El demiurgo Melchor Rodríguez / Pedro Reino Garcés
Quiero buscar el espacio o los argumentos para no desencantar al autor y fortalecerme con el receptor. Este espacio que busco lo he focalizado desde el título del libro: HISTORIAS PROPIAS, AJENAS E INVENTADAS. Las historias propias y las ajenas corresponden al narrador testigo, al biógrafo, a quien da en sus textos ese carácter testimonial que no lo arrebata ningún plagiador que escriba mentiras. Pero de estos territorios, el mismo autor dice que nos va a relatar sus ocurrencias inventadas que las he tratado de descubrir y me he metido en un laberinto en el cual la realidad o la cotidianidad siguen siendo las “propias” y las ajenas de las que tanto el autor como el lector tenemos y convivimos con un sentido de pertenencia.
Es que saber contar lo que nos pasa en la vida tiene su magia. Nuestra vida, a la hora de la verdad, no es más que una hechura de palabras relatadas por boca de quienes bien o mal nos quieren. A esto, muchas veces salimos a responder según la fuerza y el momento de nuestras emociones. Y los actos de vida, serán también palabras que ratifican o camuflan las verdades.
Primero me encontré con las palabras de Melchor Rodríguez, contenidas en el libro que hoy me da el honor de presentar. Después fui en búsqueda del rostro, de la cara, del timbre de voz, de sus gestos, de su énfasis y de las miradas de quien las había escrito. Ya no me hizo falta la portada de esa casa derruida en escombros que aparece en la pasta o cubierta del libro, porque fui a Pedernales, a orillas del mar Pacífico, a constatar lo derruido y lo saqueado, a respirar un aire cargado de historias doloridas, de alaridos de impotencia, resumidas en el rostro y en la mirada de un nuevo amigo. Me dije: ahora estoy ante la elocuente portada de quien palpita con el libro de su vida.

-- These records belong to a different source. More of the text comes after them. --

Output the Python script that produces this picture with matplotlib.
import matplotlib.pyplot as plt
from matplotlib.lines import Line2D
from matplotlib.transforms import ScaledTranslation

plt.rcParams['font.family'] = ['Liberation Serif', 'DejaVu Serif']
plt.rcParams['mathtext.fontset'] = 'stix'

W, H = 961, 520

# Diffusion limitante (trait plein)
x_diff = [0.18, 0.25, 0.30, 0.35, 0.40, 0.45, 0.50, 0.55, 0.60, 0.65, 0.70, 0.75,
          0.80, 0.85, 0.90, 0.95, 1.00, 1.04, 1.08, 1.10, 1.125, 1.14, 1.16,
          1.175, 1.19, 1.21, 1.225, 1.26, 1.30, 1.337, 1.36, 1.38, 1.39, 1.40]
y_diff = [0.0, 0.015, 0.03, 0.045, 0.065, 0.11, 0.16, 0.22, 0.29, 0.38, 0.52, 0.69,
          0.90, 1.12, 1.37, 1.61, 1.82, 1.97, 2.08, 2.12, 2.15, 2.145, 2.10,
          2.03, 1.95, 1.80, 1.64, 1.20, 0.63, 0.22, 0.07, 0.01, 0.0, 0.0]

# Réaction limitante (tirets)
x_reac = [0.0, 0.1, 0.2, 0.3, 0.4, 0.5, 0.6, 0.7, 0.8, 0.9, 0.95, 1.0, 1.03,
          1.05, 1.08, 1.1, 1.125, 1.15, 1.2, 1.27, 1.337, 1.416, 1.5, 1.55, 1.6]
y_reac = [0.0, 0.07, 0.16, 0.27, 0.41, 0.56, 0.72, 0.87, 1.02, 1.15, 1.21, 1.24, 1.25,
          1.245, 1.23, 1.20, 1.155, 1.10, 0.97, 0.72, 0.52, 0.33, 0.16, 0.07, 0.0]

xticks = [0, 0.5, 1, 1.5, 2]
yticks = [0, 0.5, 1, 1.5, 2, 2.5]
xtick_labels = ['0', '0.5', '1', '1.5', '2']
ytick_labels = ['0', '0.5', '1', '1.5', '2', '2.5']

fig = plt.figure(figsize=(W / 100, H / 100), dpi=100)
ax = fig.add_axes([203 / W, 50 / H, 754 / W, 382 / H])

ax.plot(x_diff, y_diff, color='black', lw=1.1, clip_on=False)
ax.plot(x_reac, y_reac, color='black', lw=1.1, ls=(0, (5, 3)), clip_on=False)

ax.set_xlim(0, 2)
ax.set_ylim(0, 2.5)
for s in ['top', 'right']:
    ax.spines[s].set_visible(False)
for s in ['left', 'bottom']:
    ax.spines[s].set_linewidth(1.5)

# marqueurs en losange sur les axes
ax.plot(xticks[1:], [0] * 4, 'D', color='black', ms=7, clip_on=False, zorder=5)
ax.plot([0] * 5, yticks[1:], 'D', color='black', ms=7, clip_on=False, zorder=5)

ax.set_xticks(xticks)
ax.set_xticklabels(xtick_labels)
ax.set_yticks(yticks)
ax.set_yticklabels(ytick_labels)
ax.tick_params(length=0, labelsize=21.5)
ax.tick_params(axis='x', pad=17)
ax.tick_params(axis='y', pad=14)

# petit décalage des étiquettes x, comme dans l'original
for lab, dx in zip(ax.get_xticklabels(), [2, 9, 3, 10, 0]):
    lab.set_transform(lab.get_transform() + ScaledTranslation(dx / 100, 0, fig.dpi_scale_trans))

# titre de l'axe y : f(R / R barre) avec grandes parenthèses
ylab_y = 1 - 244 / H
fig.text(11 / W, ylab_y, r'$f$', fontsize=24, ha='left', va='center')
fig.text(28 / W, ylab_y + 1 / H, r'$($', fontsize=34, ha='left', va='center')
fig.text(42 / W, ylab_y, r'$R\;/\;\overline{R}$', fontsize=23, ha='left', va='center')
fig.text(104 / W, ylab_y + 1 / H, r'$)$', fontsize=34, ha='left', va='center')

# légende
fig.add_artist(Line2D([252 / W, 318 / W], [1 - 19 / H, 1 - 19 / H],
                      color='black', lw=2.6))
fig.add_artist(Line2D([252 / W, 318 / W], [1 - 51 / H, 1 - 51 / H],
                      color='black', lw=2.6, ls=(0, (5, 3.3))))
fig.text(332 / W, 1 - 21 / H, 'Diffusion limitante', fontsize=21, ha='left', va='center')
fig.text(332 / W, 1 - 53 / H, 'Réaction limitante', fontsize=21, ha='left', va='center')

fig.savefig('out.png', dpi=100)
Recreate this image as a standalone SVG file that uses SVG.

Y así, vuelvo a mi pensamiento de hablar sobre el espacio, sobre el eslabón con que quiero articular esta historia encadenada entre el testimonio y la supuesta ficción. Leo el concepto sobre el narrador omnisciente y me dice: “es un narrador en tercera persona que nos cuenta una historia desde un papel de demiurgo, es decir, es un narrador que conoce todas las acciones pasadas, presentes y futuras de todos los personajes, así como sus pensamientos y sus deseos más íntimos” (página virtual). La cita se me estrella con lo que pasa en este caso, que es una narración que aborda nuestra realidad. Nuestro demiurgo no es el que se inventa lo que sea para mostrarnos personajes en su relato. Tampoco se ha inventado argumentos como un terremoto o esa experiencia de migrante a Autralia abandonando su patria. Nuestro demiurgo es un ente histórico, muy bien alimentado de nuestra herencia histórica, reforzada por su cultura crítica aprehendida a golpes de la vida.
En nuestros centros académicos sobre estas tareas literarias, aprendimos que los demiurgos literarios, narradores omniscientes, sintiéndose dioses, son los que todo lo saben, y manejan el relato en forma perlocutiva, es decir, con afanes de convencimiento que operan en el receptor. Pero en este libro estamos frente al concepto griego del demiurgo, que se refiere al “artesano, creador, compuesto de un demios popular y público”, que en todo caso, según el señor Corominas al que estoy citando de su Diccionario Crítico Etimológico, el demiurgo “es el que trabaja para el público”. Por ende, no es el pretencioso a tenerse como intelectual, sino que es un intelectual de su pueblo.
Melchor Rodríguez es un hombre del pueblo, es un hombre que ni quiere ni le interesa asumir una careta académica, es el demiurgo que ha enlazado en su narración los saberes con la inteligencia del artesano a la manera griega de hacer las cosas con la sabiduría que surge de la experiencia de la vida. Siendo un narrador-testigo es un relator histórico. Yo diría que no ha tenido tiempo para su pretendida opción de proponer cosas inventadas para fungir de literato, porque le absorbió la experiencia de su vida y nos ha puesto en un libro como un objeto preciado de su existencia.